→ **Exercise objective**: Write out the whole listing word for word.

**** Dataset excerpt

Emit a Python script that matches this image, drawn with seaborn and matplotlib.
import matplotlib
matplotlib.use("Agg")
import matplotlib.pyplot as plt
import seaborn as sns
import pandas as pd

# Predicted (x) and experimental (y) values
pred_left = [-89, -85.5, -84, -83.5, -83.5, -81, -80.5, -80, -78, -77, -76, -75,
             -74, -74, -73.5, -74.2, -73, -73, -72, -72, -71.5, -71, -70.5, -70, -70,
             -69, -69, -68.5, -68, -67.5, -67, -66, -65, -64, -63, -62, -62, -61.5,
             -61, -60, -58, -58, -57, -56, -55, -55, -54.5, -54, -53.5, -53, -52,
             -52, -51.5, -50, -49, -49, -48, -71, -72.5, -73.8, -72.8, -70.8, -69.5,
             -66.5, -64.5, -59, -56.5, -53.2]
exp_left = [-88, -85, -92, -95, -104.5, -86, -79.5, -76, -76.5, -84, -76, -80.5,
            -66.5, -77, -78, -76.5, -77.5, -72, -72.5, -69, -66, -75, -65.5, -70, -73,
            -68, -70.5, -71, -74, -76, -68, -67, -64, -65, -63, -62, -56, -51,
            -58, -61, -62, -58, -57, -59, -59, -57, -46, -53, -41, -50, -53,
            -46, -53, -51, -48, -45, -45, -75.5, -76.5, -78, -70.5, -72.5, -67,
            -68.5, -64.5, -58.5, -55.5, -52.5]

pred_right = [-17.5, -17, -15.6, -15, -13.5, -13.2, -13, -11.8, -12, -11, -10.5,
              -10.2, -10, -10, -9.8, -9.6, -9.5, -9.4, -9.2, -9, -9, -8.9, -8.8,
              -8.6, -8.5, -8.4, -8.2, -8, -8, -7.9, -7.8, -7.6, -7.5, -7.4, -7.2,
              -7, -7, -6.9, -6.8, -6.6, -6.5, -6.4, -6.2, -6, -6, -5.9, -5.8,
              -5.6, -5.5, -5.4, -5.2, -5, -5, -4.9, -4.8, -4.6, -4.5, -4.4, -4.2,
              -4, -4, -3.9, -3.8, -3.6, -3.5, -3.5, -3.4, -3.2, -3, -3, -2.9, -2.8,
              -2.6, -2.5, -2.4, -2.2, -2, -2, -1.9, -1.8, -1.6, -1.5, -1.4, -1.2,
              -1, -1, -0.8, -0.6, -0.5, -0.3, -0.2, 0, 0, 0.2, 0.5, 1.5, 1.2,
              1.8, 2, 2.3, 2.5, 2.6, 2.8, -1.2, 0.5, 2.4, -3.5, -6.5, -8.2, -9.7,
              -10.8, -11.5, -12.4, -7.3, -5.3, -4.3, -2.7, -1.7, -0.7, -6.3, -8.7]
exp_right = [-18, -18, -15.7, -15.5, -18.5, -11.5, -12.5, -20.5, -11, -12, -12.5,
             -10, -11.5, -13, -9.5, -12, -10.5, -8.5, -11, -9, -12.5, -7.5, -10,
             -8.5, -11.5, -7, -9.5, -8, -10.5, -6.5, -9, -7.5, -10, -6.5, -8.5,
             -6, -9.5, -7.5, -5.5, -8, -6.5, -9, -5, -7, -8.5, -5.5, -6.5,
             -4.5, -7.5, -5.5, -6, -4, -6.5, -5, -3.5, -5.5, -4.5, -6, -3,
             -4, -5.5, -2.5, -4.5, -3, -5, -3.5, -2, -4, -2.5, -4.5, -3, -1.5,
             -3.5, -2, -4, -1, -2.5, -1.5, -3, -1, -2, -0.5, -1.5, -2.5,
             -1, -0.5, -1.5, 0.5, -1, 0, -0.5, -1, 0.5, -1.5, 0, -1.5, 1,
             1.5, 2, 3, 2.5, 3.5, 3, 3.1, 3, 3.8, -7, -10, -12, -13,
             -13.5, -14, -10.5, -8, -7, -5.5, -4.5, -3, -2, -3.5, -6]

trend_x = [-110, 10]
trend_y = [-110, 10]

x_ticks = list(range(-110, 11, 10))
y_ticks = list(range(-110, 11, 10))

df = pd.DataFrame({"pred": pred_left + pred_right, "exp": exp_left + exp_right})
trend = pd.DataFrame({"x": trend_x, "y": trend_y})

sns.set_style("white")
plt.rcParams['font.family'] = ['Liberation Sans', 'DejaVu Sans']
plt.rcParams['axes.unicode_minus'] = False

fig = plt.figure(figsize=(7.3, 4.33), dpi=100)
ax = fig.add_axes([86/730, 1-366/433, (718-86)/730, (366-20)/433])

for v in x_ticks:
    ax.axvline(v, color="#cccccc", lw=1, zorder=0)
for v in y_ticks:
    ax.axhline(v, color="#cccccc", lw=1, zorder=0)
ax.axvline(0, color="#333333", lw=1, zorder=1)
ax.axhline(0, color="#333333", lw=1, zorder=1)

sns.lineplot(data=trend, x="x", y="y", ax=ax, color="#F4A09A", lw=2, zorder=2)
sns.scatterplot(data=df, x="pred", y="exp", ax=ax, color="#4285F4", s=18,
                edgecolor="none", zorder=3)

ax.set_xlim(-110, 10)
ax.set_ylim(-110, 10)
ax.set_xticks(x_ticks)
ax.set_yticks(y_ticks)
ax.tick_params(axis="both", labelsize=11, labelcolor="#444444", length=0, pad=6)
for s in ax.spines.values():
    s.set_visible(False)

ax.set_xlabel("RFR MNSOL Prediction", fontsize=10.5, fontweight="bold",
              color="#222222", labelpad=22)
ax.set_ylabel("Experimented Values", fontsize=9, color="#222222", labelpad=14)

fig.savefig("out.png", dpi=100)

********

→ **Task solution**:
Emit a Python script that matches this image, drawn with seaborn and matplotlib.
import matplotlib
matplotlib.use("Agg")
import matplotlib.pyplot as plt
import seaborn as sns
import pandas as pd

# Predicted (x) and experimental (y) values
pred_left = [-89, -85.5, -84, -83.5, -83.5, -81, -80.5, -80, -78, -77, -76, -75,
             -74, -74, -73.5, -74.2, -73, -73, -72, -72, -71.5, -71, -70.5, -70, -70,
             -69, -69, -68.5, -68, -67.5, -67, -66, -65, -64, -63, -62, -62, -61.5,
             -61, -60, -58, -58, -57, -56, -55, -55, -54.5, -54, -53.5, -53, -52,
             -52, -51.5, -50, -49, -49, -48, -71, -72.5, -73.8, -72.8, -70.8, -69.5,
             -66.5, -64.5, -59, -56.5, -53.2]
exp_left = [-88, -85, -92, -95, -104.5, -86, -79.5, -76, -76.5, -84, -76, -80.5,
            -66.5, -77, -78, -76.5, -77.5, -72, -72.5, -69, -66, -75, -65.5, -70, -73,
            -68, -70.5, -71, -74, -76, -68, -67, -64, -65, -63, -62, -56, -51,
            -58, -61, -62, -58, -57, -59, -59, -57, -46, -53, -41, -50, -53,
            -46, -53, -51, -48, -45, -45, -75.5, -76.5, -78, -70.5, -72.5, -67,
            -68.5, -64.5, -58.5, -55.5, -52.5]

pred_right = [-17.5, -17, -15.6, -15, -13.5, -13.2, -13, -11.8, -12, -11, -10.5,
              -10.2, -10, -10, -9.8, -9.6, -9.5, -9.4, -9.2, -9, -9, -8.9, -8.8,
              -8.6, -8.5, -8.4, -8.2, -8, -8, -7.9, -7.8, -7.6, -7.5, -7.4, -7.2,
              -7, -7, -6.9, -6.8, -6.6, -6.5, -6.4, -6.2, -6, -6, -5.9, -5.8,
              -5.6, -5.5, -5.4, -5.2, -5, -5, -4.9, -4.8, -4.6, -4.5, -4.4, -4.2,
              -4, -4, -3.9, -3.8, -3.6, -3.5, -3.5, -3.4, -3.2, -3, -3, -2.9, -2.8,
              -2.6, -2.5, -2.4, -2.2, -2, -2, -1.9, -1.8, -1.6, -1.5, -1.4, -1.2,
              -1, -1, -0.8, -0.6, -0.5, -0.3, -0.2, 0, 0, 0.2, 0.5, 1.5, 1.2,
              1.8, 2, 2.3, 2.5, 2.6, 2.8, -1.2, 0.5, 2.4, -3.5, -6.5, -8.2, -9.7,
              -10.8, -11.5, -12.4, -7.3, -5.3, -4.3, -2.7, -1.7, -0.7, -6.3, -8.7]
exp_right = [-18, -18, -15.7, -15.5, -18.5, -11.5, -12.5, -20.5, -11, -12, -12.5,
             -10, -11.5, -13, -9.5, -12, -10.5, -8.5, -11, -9, -12.5, -7.5, -10,
             -8.5, -11.5, -7, -9.5, -8, -10.5, -6.5, -9, -7.5, -10, -6.5, -8.5,
             -6, -9.5, -7.5, -5.5, -8, -6.5, -9, -5, -7, -8.5, -5.5, -6.5,
             -4.5, -7.5, -5.5, -6, -4, -6.5, -5, -3.5, -5.5, -4.5, -6, -3,
             -4, -5.5, -2.5, -4.5, -3, -5, -3.5, -2, -4, -2.5, -4.5, -3, -1.5,
             -3.5, -2, -4, -1, -2.5, -1.5, -3, -1, -2, -0.5, -1.5, -2.5,
             -1, -0.5, -1.5, 0.5, -1, 0, -0.5, -1, 0.5, -1.5, 0, -1.5, 1,
             1.5, 2, 3, 2.5, 3.5, 3, 3.1, 3, 3.8, -7, -10, -12, -13,
             -13.5, -14, -10.5, -8, -7, -5.5, -4.5, -3, -2, -3.5, -6]

trend_x = [-110, 10]
trend_y = [-110, 10]

x_ticks = list(range(-110, 11, 10))
y_ticks = list(range(-110, 11, 10))

df = pd.DataFrame({"pred": pred_left + pred_right, "exp": exp_left + exp_right})
trend = pd.DataFrame({"x": trend_x, "y": trend_y})

sns.set_style("white")
plt.rcParams['font.family'] = ['Liberation Sans', 'DejaVu Sans']
plt.rcParams['axes.unicode_minus'] = False

fig = plt.figure(figsize=(7.3, 4.33), dpi=100)
ax = fig.add_axes([86/730, 1-366/433, (718-86)/730, (366-20)/433])

for v in x_ticks:
    ax.axvline(v, color="#cccccc", lw=1, zorder=0)
for v in y_ticks:
    ax.axhline(v, color="#cccccc", lw=1, zorder=0)
ax.axvline(0, color="#333333", lw=1, zorder=1)
ax.axhline(0, color="#333333", lw=1, zorder=1)

sns.lineplot(data=trend, x="x", y="y", ax=ax, color="#F4A09A", lw=2, zorder=2)
sns.scatterplot(data=df, x="pred", y="exp", ax=ax, color="#4285F4", s=18,
                edgecolor="none", zorder=3)

ax.set_xlim(-110, 10)
ax.set_ylim(-110, 10)
ax.set_xticks(x_ticks)
ax.set_yticks(y_ticks)
ax.tick_params(axis="both", labelsize=11, labelcolor="#444444", length=0, pad=6)
for s in ax.spines.values():
    s.set_visible(False)

ax.set_xlabel("RFR MNSOL Prediction", fontsize=10.5, fontweight="bold",
              color="#222222", labelpad=22)
ax.set_ylabel("Experimented Values", fontsize=9, color="#222222", labelpad=14)

fig.savefig("out.png", dpi=100)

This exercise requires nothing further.